American Christian rock/contemporary worship band

Fee was a Christian rock and contemporary worship band from Alpharetta, Georgia, United States named for the group's founder and frontman Steve Fee. Fee is most known for their hit single, "All Because of Jesus", which peaked at No. 2 on Billboards Hot Christian AC Chart, and at No. 4 on the Hot Christian Songs chart.

==History==
In January 9, 2007, Fee released their second independent record, Burn For You.

===We Shine===
On September 25, 2007, Fee released their major-label debut under the name Fee titled We Shine with INO Records.

===Hope Rising===
In December 2008, Fee went back to the studio to begin production on their fourth studio album.
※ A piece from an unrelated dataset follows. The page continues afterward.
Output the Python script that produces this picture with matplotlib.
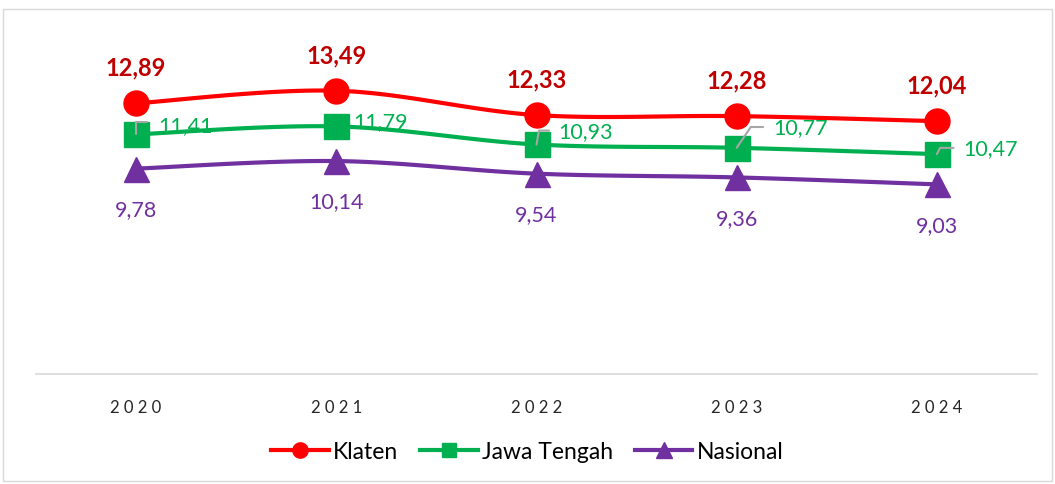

The new album, titled Hope Rising, was released on October 6, 2009.

===Breakup===
In April 2010, they stopped playing shows, canceled their upcoming tour, and halted their regular updates of their website. No official announcement explaining this was made, though Steve Fee has since admitted to an affair that came to light around that time. The group has since disbanded and their website has been taken down. Since then, both the band and Steve Fee have been dropped from their label, INO Records.

==Members==
- Steve Fee - vocals, rhythm guitar (acoustic and electric), keyboards
- Matt Adkins - lead guitar, vocals
- Heath Balltzglier - bass, vocals
- Brandon Coker - drums

==Former members==
- Josh Fisher - drums (recorded and toured before the band changed the name to Fee)

==Discography==
===Studio albums===

| Title | Album details | Peak chart positions |  |  |
| US | US Christ | US Rock |
| Sacred Space | Released: March 21, 2005; Label: Independent; Format: CD; | — | — | — |
| Burn For You | Released: January 9, 2007; Label: Independent; Format: CD; | — | — | — |
| We Shine | Released: September 25, 2007; Label: INO Records; Format: CD, digital download, streaming; | — | 29 | — |
| Hope Rising | Released: October 6, 2009; Label: INO; Format: CD, digital download, streaming; | 101 | 6 | 46 |
"—" denotes a recording that did not chart or was not released in that territory.

===Extended plays===

| Title | Album details | Peak chart positions |  |  |
| US | US Christ | US Rock |
| Glorious One | Released: 2006; Label: INO Records; Format: CD; | — | — | — |
| We Shine / Cannons (with Phil Wickham) | Released: 2007; Label: INO; Format: CD; | — | — | — |
"—" denotes a recording that did not chart or was not released in that territory.

===Singles===

Title: Year; Peak chart positions; Album
US Christ: US Christ AC
"Glorious One": 2007; —; 20; We Shine
"All Because of Jesus": 2008; 4; 2
"We Shine": —; —
"All Creation Sing (Joy to the World)": —; 28; Non-album single
"Glory to God Forever": 2009; 22; —; Hope Rising
"Everything Falls": 2010; 11; —
"—" denotes a recording that did not chart or was not released in that territory.